Tennessee Stat Book
Tennessee would obviously prefer not to ever see a penalty flag.
But under the right circumstances, it might be fine with one or two from the secondary in the short term.
The coaching staff has publicly challenged the toughness of its defensive backs, tried to build their confidence, drilled them on playing more physically near the line of scrimmage and even slipped in a couple subtle suggestions to grab a receiver or two while getting their point across.
That message has been delivered clearly to the Vols over the last couple weeks in preparation for No. 7 Alabama on Saturday at Neyland Stadium (TV: ESPN, 7 p.m.). And in an effort to get the secondary to compete at a higher level than it has lately, in some respects UT might even be all right if it draws a few flags in the process.

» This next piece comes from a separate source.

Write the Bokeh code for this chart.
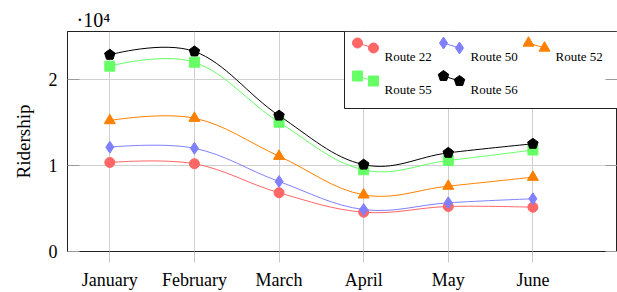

"Right now, we probably want them to give us the opportunity to say, 'Whoa, we're probably sticking them too much,' " defensive backs coach Terry Joseph said. "That would be good."
That doesn't mean UT (2-4, 0-3 SEC) is encouraging dirty play or trying to get penalized, but after a rough first half defending the pass, it's definitely looking for more aggression in coverage - particularly at cornerback.
Statistically the Vols enter the weekend as the worst total defense in the conference, and allowing more than 227 yards per game through the air has certainly been a large part of their problems. The blame can be spread around to the defensive line for struggling to get consistent pressure on the quarterback or linebackers missing tackles in the short passing game, but junior Art Evans didn't even need to be told where the Vols could start working on cutting that number down.
"I think everybody can see it, it kind of looks like we've been playing a little soft," Evans said. "I'll at least say that about myself. But the coaches have been pointing that out, and we're going to respond to that.
"Whatever coverage we're in, we've just got to challenge the receivers an awful lot. You can tell the difference whether somebody's playing timid or soft or actually coming out and challenging them instead of just giving it to them. I know a lot of people could probably look at the TV screen and go, 'Why is he playing so far off?' Really it comes down to challenging the receivers more."
Crimson Tide (6-1, 3-1 SEC) leading receiver Julio Jones can obviously return the challenge right back, and he's also no stranger to contact on the perimeter, which should provide instant feedback on the progress Evans, Marsalis Teague and Eric Gordon are making at cornerback.
Teague has been a pleasant surprise in coverage since moving over from wide receiver at the start of the season, and his six passes defended are tied for fifth-most in the league. But none of those have gone for interceptions, and neither Evans nor Gordon have one yet for a team that needs an edge in the turnover battle against an Alabama team that leads the league in that category.
So just like maybe drawing a penalty or two, UT might also look the other way if a defensive back gets beat deep on occasion if it means he's confident enough to gamble on a big play.
"I think if you're going to make a mistake in football, you always want to make it on the aggressive side and going full speed," defensive coordinator Justin Wilcox said. "We're not out here teaching them to hold and cheat and do all that, but we need to play aggressive and we need to play confident.
"That's what we need those guys to do, not be afraid to make a mistake."